RECORD LIST —

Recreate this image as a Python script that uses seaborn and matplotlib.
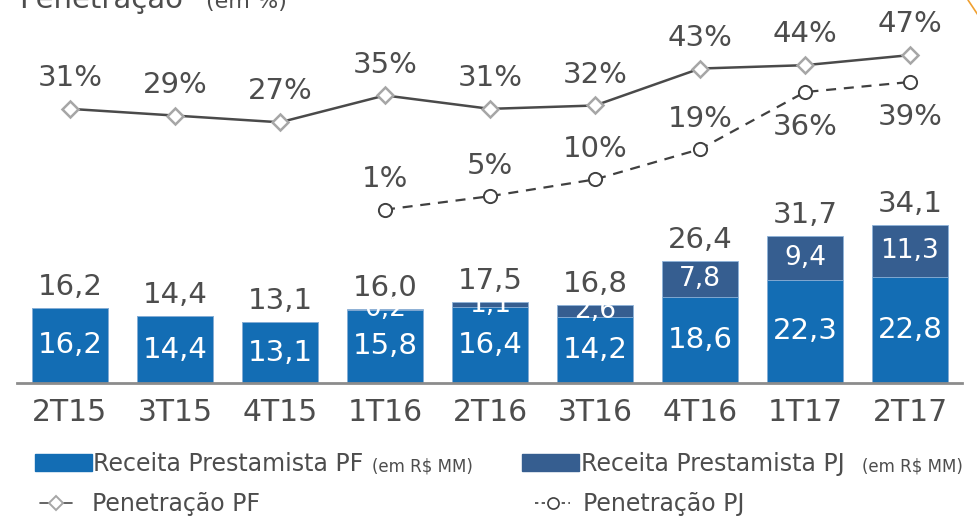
import numpy as np
import matplotlib
matplotlib.use("Agg")
import matplotlib.pyplot as plt
from matplotlib.lines import Line2D
from matplotlib.patches import Rectangle
import seaborn as sns

quarters = ["2T15", "3T15", "4T15", "1T16", "2T16", "3T16", "4T16", "1T17", "2T17"]
receita_pf = [16.2, 14.4, 13.1, 15.8, 16.4, 14.2, 18.6, 22.3, 22.8]
receita_pj = [0, 0, 0, 0.2, 1.1, 2.6, 7.8, 9.4, 11.3]
total_labels = ["16,2", "14,4", "13,1", "16,0", "17,5", "16,8", "26,4", "31,7", "34,1"]
pen_pf = [31, 29, 27, 35, 31, 32, 43, 44, 47]
pen_pj = [np.nan, np.nan, np.nan, 1, 5, 10, 19, 36, 39]

pf_color = "#136db4"
pj_color = "#365e90"
txt = "#4d4d4d"

sns.set_style("white")
plt.rcParams["font.family"] = ["DejaVu Sans"]

W, H = 978, 518
fig = plt.figure(figsize=(W / 100, H / 100), dpi=100)
ax = fig.add_axes([17.5 / W, 1 - 383 / H, 945 / W, 383 / H])

totals = np.array(receita_pf) + np.array(receita_pj)
x = np.arange(len(quarters))

# stacked bars: totals (PJ colour) behind, PF in front
sns.barplot(x=quarters, y=totals, color=pj_color, saturation=1, width=0.73,
            edgecolor="#8fb3d9", linewidth=0.6, ax=ax)
sns.barplot(x=quarters, y=receita_pf, color=pf_color, saturation=1, width=0.73,
            edgecolor="#8fb3d9", linewidth=0.6, ax=ax)

ax.set_xlim(-0.5, 8.5)
ax.set_ylim(0, 82.7)
ax.set_ylabel("")
ax.set_yticks([])
for s in ["top", "left", "right"]:
    ax.spines[s].set_visible(False)
ax.spines["bottom"].set_color("#8c8c8c")
ax.spines["bottom"].set_linewidth(2)
ax.tick_params(axis="x", length=0, pad=11, labelsize=21.5, labelcolor=txt)

for i in x:
    ax.text(i, totals[i] + 2.8, total_labels[i], ha="center", va="baseline",
            fontsize=21, color=txt)
    ax.text(i, receita_pf[i] / 2, f"{receita_pf[i]:.1f}".replace(".", ","),
            ha="center", va="center", fontsize=21, color="white")
    if receita_pj[i] > 0:
        ax.text(i, receita_pf[i] + receita_pj[i] / 2,
                f"{receita_pj[i]:.1f}".replace(".", ","),
                ha="center", va="center", fontsize=19, color="white")

# penetration lines on secondary scale
ax2 = ax.twinx()
sns.lineplot(x=x, y=pen_pf, ax=ax2, color="#4a4a4a", linewidth=1.8,
             marker="D", markersize=8, markerfacecolor="white",
             markeredgecolor="#a6a6a6", markeredgewidth=1.8)
sns.lineplot(x=x, y=pen_pj, ax=ax2, color="#404040", linewidth=1.6,
             linestyle=(0, (4.5, 3.5)), marker="o", markersize=9.5,
             markerfacecolor="white", markeredgecolor="#404040",
             markeredgewidth=1.4)
ax2.set_ylim(-50.6, 63.4)
ax2.set_xlim(-0.5, 8.5)
ax2.axis("off")

for i in x:
    ax2.text(i, pen_pf[i] + 6.8, f"{pen_pf[i]}%", ha="center", va="baseline",
             fontsize=21, color=txt)
    if not np.isnan(pen_pj[i]):
        if pen_pj[i] < 30:
            ax2.text(i, pen_pj[i] + 6.6, f"{int(pen_pj[i])}%", ha="center",
                     va="baseline", fontsize=21, color=txt)
        else:
            ax2.text(i, pen_pj[i] - 6.3, f"{int(pen_pj[i])}%", ha="center",
                     va="top", fontsize=21, color=txt)

# title, partly cut at the top
fig.text(19 / W, 1 - 8 / H, "Penetração¹", fontsize=21, color=txt, va="baseline")
fig.text(206 / W, 1 - 8 / H, "(em %)", fontsize=16, color=txt, va="baseline")

# orange accent at top right
fig.add_artist(Line2D([968 / W, 980 / W], [1, 1 - 18 / H], color="#f0a030",
                      linewidth=1.2, transform=fig.transFigure))

# legend drawn by hand
def fx(px):
    return px / W

def fy(py):
    return 1 - py / H

fig.add_artist(Rectangle((fx(35), fy(471)), 57 / W, 17 / H, color=pf_color,
                         transform=fig.transFigure))
fig.text(fx(93), fy(471), "Receita Prestamista PF", fontsize=17, color=txt, va="baseline")
fig.text(fx(372), fy(471), "(em R$ MM)", fontsize=12, color=txt, va="baseline")
fig.add_artist(Rectangle((fx(522), fy(471)), 57 / W, 17 / H, color=pj_color,
                         transform=fig.transFigure))
fig.text(fx(581), fy(471), "Receita Prestamista PJ", fontsize=17, color=txt, va="baseline")
fig.text(fx(862), fy(471), "(em R$ MM)", fontsize=12, color=txt, va="baseline")

fig.add_artist(Line2D([fx(40), fx(72)], [fy(503), fy(503)], color="#4a4a4a",
                      linewidth=1.2, transform=fig.transFigure))
fig.add_artist(Line2D([fx(56)], [fy(503)], marker="D", markersize=7,
                      markerfacecolor="white", markeredgecolor="#a6a6a6",
                      markeredgewidth=1.4, transform=fig.transFigure))
fig.text(fx(92), fy(511), "Penetração PF", fontsize=17, color=txt, va="baseline")
fig.add_artist(Line2D([fx(535), fx(570)], [fy(503), fy(503)], color="#404040",
                      linewidth=1.2, linestyle=(0, (2, 2)), transform=fig.transFigure))
fig.add_artist(Line2D([fx(553)], [fy(503)], marker="o", markersize=8,
                      markerfacecolor="white", markeredgecolor="#404040",
                      markeredgewidth=1.2, transform=fig.transFigure))
fig.text(fx(583), fy(511), "Penetração PJ", fontsize=17, color=txt, va="baseline")

fig.savefig("out.png", dpi=100)
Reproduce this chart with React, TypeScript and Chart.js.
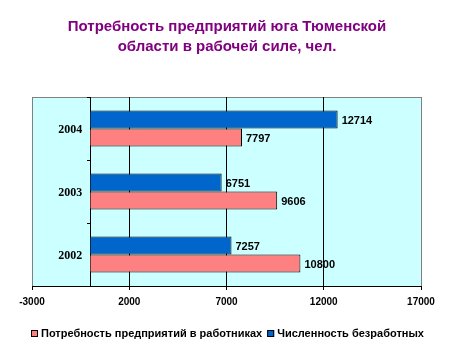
import React, { useEffect, useRef } from "react";
import { Chart, registerables } from "chart.js";

Chart.register(...registerables);

const categories = ["2002", "2003", "2004"];
const demandValues = [10800, 9606, 7797];
const unemployedValues = [7257, 6751, 12714];
const seriesNames = ["Потребность предприятий в работниках", "Численность безработных"];
const seriesColors = ["#FF8080", "#0066CC"];
const xMin = -3000;
const xMax = 17000;
const xStep = 5000;
const titleLines = ["Потребность предприятий юга Тюменской", "области в рабочей силе, чел."];

const FONT = '"Liberation Sans", Arial, sans-serif';
const SERIF = '"Liberation Serif", "Times New Roman", serif';

const decorPlugin = {
  id: "decor",
  beforeDraw(chart: any) {
    const { ctx, chartArea: a } = chart;
    ctx.save();
    ctx.fillStyle = "#CCFFFF";
    ctx.fillRect(a.left, a.top, a.right - a.left, a.bottom - a.top);
    ctx.strokeStyle = "#808080";
    ctx.lineWidth = 1;
    ctx.beginPath();
    ctx.moveTo(a.left, Math.round(a.top) + 0.5);
    ctx.lineTo(a.right, Math.round(a.top) + 0.5);
    ctx.stroke();
    ctx.restore();
  },
  afterDatasetsDraw(chart: any) {
    const ctx = chart.ctx;
    ctx.save();
    ctx.font = `bold 11px ${FONT}`;
    ctx.fillStyle = "#000";
    ctx.textAlign = "left";
    ctx.textBaseline = "middle";
    chart.data.datasets.forEach((ds: any, di: number) => {
      const meta = chart.getDatasetMeta(di);
      meta.data.forEach((bar: any, i: number) => {
        ctx.fillText(String(ds.data[i]), bar.x + 4, bar.y + 1);
      });
    });
    // category labels, placed left of the value axis line at 0
    const ys = chart.scales.y;
    const xs = chart.scales.x;
    const x0 = xs.getPixelForValue(0);
    ctx.font = `bold 12px ${SERIF}`;
    ctx.textAlign = "right";
    chart.data.labels.forEach((lab: string, i: number) => {
      ctx.fillText(lab, x0 - 8, ys.getPixelForValue(i) + 1);
    });
    ctx.restore();
  },
  afterDraw(chart: any) {
    const ctx = chart.ctx;
    ctx.save();
    // title
    ctx.font = `bold 15px ${FONT}`;
    ctx.fillStyle = "#800080";
    ctx.textAlign = "center";
    ctx.textBaseline = "alphabetic";
    titleLines.forEach((t, i) => ctx.fillText(t, 227, 31 + i * 20));
    // legend (series in original order: demand first)
    ctx.font = `bold 11px ${FONT}`;
    ctx.textAlign = "left";
    ctx.textBaseline = "middle";
    const box = 7;
    const gapText = 3;
    const gapItem = 5;
    const items = chart.data.datasets
      .map((ds: any) => ({ label: ds.label, color: ds.backgroundColor }))
      .reverse();
    const widths = items.map((it: any) => box + gapText + ctx.measureText(it.label).width);
    const total = widths.reduce((s: number, w: number) => s + w, 0) + gapItem * (items.length - 1);
    let x = Math.round((chart.width - total) / 2);
    const y = 333;
    items.forEach((it: any, i: number) => {
      ctx.fillStyle = it.color;
      ctx.fillRect(x, y - 3, box, box);
      ctx.strokeStyle = "#000";
      ctx.lineWidth = 1;
      ctx.strokeRect(x + 0.5, y - 2.5, box - 1, box - 1);
      ctx.fillStyle = "#000";
      ctx.fillText(it.label, x + box + gapText, y + 1);
      x += widths[i] + gapItem;
    });
    ctx.restore();
  },
};

export default function App() {
  const ref = useRef<HTMLCanvasElement>(null);
  useEffect(() => {
    if (!ref.current) return;
    const chart = new Chart(ref.current, {
      type: "bar",
      data: {
        labels: categories,
        datasets: [
          {
            label: seriesNames[1],
            data: unemployedValues,
            backgroundColor: seriesColors[1],
            borderColor: "#000",
            borderWidth: 1,
            categoryPercentage: 0.571,
            barPercentage: 1,
          },
          {
            label: seriesNames[0],
            data: demandValues,
            backgroundColor: seriesColors[0],
            borderColor: "#000",
            borderWidth: 1,
            categoryPercentage: 0.571,
            barPercentage: 1,
          },
        ],
      },
      options: {
        indexAxis: "y",
        animation: false,
        responsive: false,
        layout: { padding: { left: 32, right: 33, top: 97, bottom: 46 } },
        plugins: {
          legend: { display: false },
          title: { display: false },
          tooltip: { enabled: false },
        },
        scales: {
          x: {
            type: "linear",
            position: "bottom",
            min: xMin,
            max: xMax,
            ticks: {
              stepSize: xStep,
              color: "#000",
              font: { family: FONT, size: 10, weight: "bold" },
              padding: 6,
              callback: (v: any) => String(v),
            },
            grid: {
              color: (c: any) =>
                c.index === 0 || c.index === (xMax - xMin) / xStep ? "#808080" : "#000",
              tickColor: "#000",
              tickLength: 4,
            },
            border: { color: "#000" },
            afterFit: (s: any) => {
              s.height = 20;
            },
          },
          y: {
            type: "category",
            position: { x: 0 } as any,
            reverse: true,
            ticks: { display: false },
            grid: {
              drawOnChartArea: false,
              color: "#000",
              tickLength: 3,
            },
            border: { color: "#000" },
          },
        },
      },
      plugins: [decorPlugin],
    });
    return () => chart.destroy();
  }, []);
  return (
    <div style={{ position: "absolute", left: 0, top: 0, width: 454, height: 352, background: "#fff" }}>
      <canvas ref={ref} width={454} height={352} />
    </div>
  );
}
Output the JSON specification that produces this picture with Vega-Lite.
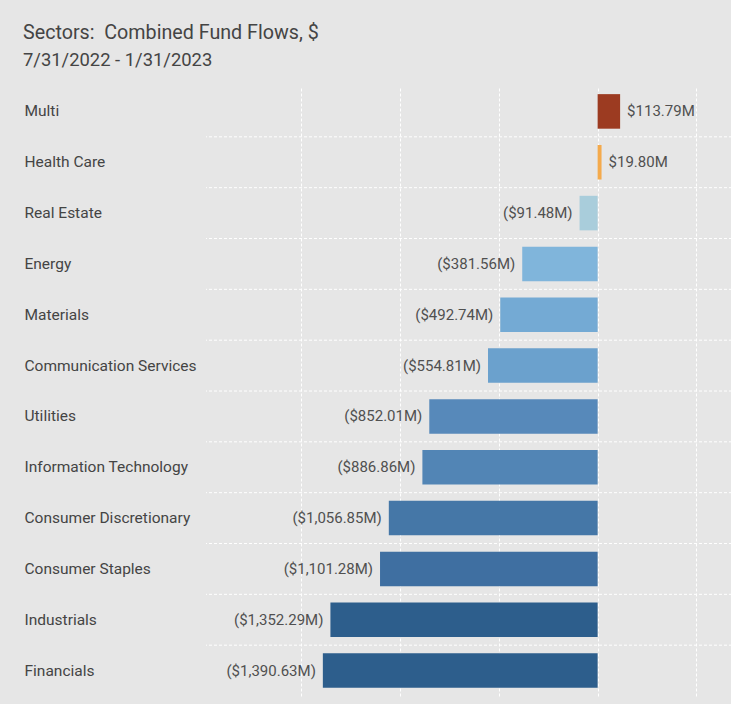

EXERCISE DETAILS —
Leaving out all pictures, set down exactly the lines of the material above, from the line with "Reproduce this chart" to the line with "Chart.register(...registerables);" inclusive, and no others.

EXPECTED ANSWER —
Reproduce this chart with React, TypeScript and Chart.js.
import React, { useEffect, useRef } from "react";
import { Chart, registerables } from "chart.js";

Chart.register(...registerables);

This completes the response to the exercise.